# Task inputs
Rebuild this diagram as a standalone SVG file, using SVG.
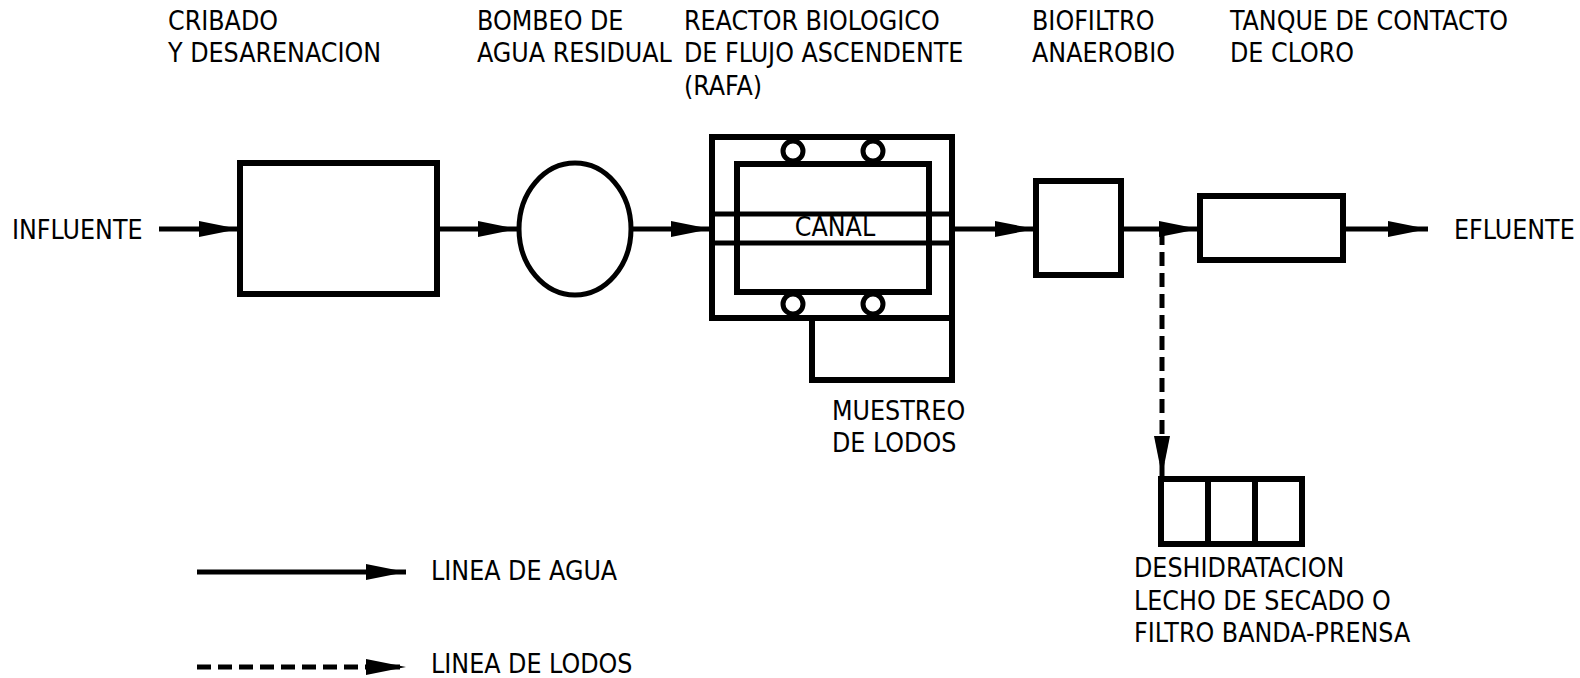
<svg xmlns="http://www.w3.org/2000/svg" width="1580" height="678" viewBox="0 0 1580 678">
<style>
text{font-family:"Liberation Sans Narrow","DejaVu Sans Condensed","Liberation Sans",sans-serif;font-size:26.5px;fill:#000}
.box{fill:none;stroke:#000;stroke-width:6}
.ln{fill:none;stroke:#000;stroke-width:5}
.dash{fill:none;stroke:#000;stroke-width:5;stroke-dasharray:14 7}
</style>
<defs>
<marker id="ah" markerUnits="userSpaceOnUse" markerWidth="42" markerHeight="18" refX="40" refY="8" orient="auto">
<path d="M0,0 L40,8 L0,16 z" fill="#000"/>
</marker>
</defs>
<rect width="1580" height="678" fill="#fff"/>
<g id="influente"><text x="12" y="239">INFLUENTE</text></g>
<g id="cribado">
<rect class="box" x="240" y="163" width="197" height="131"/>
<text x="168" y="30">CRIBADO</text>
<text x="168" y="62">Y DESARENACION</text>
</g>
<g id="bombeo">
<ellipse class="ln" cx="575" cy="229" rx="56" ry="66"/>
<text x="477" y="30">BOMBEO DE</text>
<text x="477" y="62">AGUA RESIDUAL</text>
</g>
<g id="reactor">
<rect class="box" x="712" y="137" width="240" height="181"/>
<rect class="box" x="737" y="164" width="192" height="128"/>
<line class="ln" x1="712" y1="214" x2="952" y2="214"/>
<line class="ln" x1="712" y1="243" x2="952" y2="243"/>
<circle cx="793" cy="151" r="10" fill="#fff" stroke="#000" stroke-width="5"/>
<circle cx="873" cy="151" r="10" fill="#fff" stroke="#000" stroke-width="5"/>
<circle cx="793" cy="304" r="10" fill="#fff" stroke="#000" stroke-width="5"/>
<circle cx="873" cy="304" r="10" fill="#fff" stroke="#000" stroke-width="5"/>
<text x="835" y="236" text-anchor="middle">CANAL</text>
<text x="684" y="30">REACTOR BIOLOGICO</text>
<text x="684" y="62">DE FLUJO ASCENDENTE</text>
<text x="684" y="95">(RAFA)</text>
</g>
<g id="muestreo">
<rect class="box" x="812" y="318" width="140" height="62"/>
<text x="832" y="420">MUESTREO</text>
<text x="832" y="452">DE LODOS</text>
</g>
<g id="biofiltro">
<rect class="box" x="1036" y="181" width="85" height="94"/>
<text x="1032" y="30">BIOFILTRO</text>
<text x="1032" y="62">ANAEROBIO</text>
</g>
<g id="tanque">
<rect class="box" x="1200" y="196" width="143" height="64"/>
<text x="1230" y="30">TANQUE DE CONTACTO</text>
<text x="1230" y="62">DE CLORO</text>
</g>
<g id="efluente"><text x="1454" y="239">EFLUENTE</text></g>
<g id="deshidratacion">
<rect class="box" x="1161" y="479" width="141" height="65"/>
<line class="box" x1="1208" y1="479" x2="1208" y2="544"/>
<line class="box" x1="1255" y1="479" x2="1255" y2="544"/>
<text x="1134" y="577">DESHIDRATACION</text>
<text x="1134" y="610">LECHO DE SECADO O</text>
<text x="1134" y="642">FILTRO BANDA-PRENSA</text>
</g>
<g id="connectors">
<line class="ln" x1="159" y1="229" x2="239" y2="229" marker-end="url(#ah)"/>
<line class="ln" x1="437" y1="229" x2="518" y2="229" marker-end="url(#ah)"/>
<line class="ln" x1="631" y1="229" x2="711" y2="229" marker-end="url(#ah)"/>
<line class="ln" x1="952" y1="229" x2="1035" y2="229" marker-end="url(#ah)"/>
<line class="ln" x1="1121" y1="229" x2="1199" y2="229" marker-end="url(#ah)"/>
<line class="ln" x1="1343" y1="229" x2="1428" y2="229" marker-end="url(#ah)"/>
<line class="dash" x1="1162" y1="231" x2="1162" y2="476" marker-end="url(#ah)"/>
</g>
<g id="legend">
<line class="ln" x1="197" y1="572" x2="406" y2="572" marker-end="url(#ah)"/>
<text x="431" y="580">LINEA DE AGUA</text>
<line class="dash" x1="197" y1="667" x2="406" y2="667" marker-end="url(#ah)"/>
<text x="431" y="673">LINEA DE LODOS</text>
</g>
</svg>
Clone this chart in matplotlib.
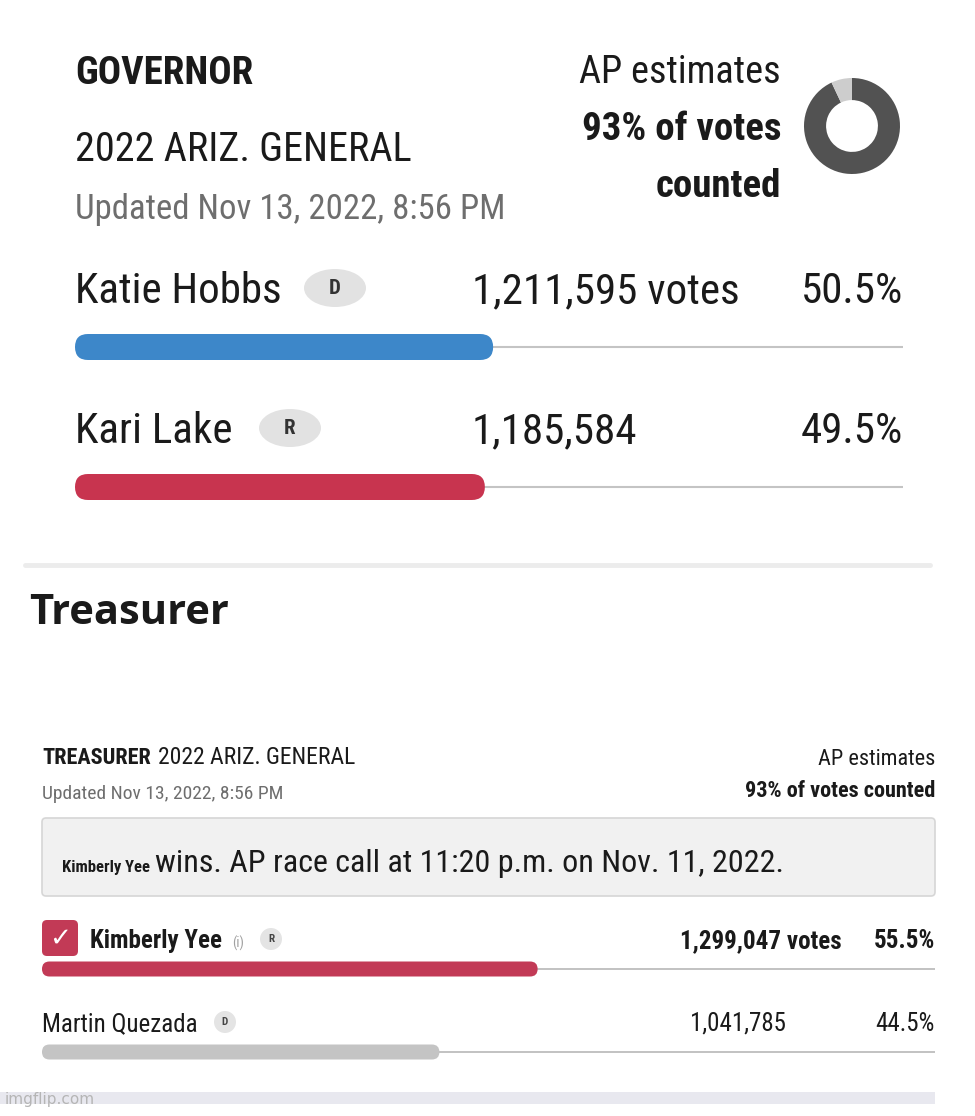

# Aim
Exclude the images and reproduce the remaining data exactly.

# Answer for this exercise
Rebuild this diagram as a standalone SVG file, using SVG.
<svg xmlns="http://www.w3.org/2000/svg" width="1580" height="678" viewBox="0 0 1580 678">
<style>
text{font-family:"Liberation Sans Narrow","DejaVu Sans Condensed","Liberation Sans",sans-serif;font-size:26.5px;fill:#000}
.box{fill:none;stroke:#000;stroke-width:6}
.ln{fill:none;stroke:#000;stroke-width:5}
.dash{fill:none;stroke:#000;stroke-width:5;stroke-dasharray:14 7}
</style>
<defs>
<marker id="ah" markerUnits="userSpaceOnUse" markerWidth="42" markerHeight="18" refX="40" refY="8" orient="auto">
<path d="M0,0 L40,8 L0,16 z" fill="#000"/>
</marker>
</defs>
<rect width="1580" height="678" fill="#fff"/>
<g id="influente"><text x="12" y="239">INFLUENTE</text></g>
<g id="cribado">
<rect class="box" x="240" y="163" width="197" height="131"/>
<text x="168" y="30">CRIBADO</text>
<text x="168" y="62">Y DESARENACION</text>
</g>
<g id="bombeo">
<ellipse class="ln" cx="575" cy="229" rx="56" ry="66"/>
<text x="477" y="30">BOMBEO DE</text>
<text x="477" y="62">AGUA RESIDUAL</text>
</g>
<g id="reactor">
<rect class="box" x="712" y="137" width="240" height="181"/>
<rect class="box" x="737" y="164" width="192" height="128"/>
<line class="ln" x1="712" y1="214" x2="952" y2="214"/>
<line class="ln" x1="712" y1="243" x2="952" y2="243"/>
<circle cx="793" cy="151" r="10" fill="#fff" stroke="#000" stroke-width="5"/>
<circle cx="873" cy="151" r="10" fill="#fff" stroke="#000" stroke-width="5"/>
<circle cx="793" cy="304" r="10" fill="#fff" stroke="#000" stroke-width="5"/>
<circle cx="873" cy="304" r="10" fill="#fff" stroke="#000" stroke-width="5"/>
<text x="835" y="236" text-anchor="middle">CANAL</text>
<text x="684" y="30">REACTOR BIOLOGICO</text>
<text x="684" y="62">DE FLUJO ASCENDENTE</text>
<text x="684" y="95">(RAFA)</text>
</g>
<g id="muestreo">
<rect class="box" x="812" y="318" width="140" height="62"/>
<text x="832" y="420">MUESTREO</text>
<text x="832" y="452">DE LODOS</text>
</g>
<g id="biofiltro">
<rect class="box" x="1036" y="181" width="85" height="94"/>
<text x="1032" y="30">BIOFILTRO</text>
<text x="1032" y="62">ANAEROBIO</text>
</g>
<g id="tanque">
<rect class="box" x="1200" y="196" width="143" height="64"/>
<text x="1230" y="30">TANQUE DE CONTACTO</text>
<text x="1230" y="62">DE CLORO</text>
</g>
<g id="efluente"><text x="1454" y="239">EFLUENTE</text></g>
<g id="deshidratacion">
<rect class="box" x="1161" y="479" width="141" height="65"/>
<line class="box" x1="1208" y1="479" x2="1208" y2="544"/>
<line class="box" x1="1255" y1="479" x2="1255" y2="544"/>
<text x="1134" y="577">DESHIDRATACION</text>
<text x="1134" y="610">LECHO DE SECADO O</text>
<text x="1134" y="642">FILTRO BANDA-PRENSA</text>
</g>
<g id="connectors">
<line class="ln" x1="159" y1="229" x2="239" y2="229" marker-end="url(#ah)"/>
<line class="ln" x1="437" y1="229" x2="518" y2="229" marker-end="url(#ah)"/>
<line class="ln" x1="631" y1="229" x2="711" y2="229" marker-end="url(#ah)"/>
<line class="ln" x1="952" y1="229" x2="1035" y2="229" marker-end="url(#ah)"/>
<line class="ln" x1="1121" y1="229" x2="1199" y2="229" marker-end="url(#ah)"/>
<line class="ln" x1="1343" y1="229" x2="1428" y2="229" marker-end="url(#ah)"/>
<line class="dash" x1="1162" y1="231" x2="1162" y2="476" marker-end="url(#ah)"/>
</g>
<g id="legend">
<line class="ln" x1="197" y1="572" x2="406" y2="572" marker-end="url(#ah)"/>
<text x="431" y="580">LINEA DE AGUA</text>
<line class="dash" x1="197" y1="667" x2="406" y2="667" marker-end="url(#ah)"/>
<text x="431" y="673">LINEA DE LODOS</text>
</g>
</svg>
Clone this chart in matplotlib.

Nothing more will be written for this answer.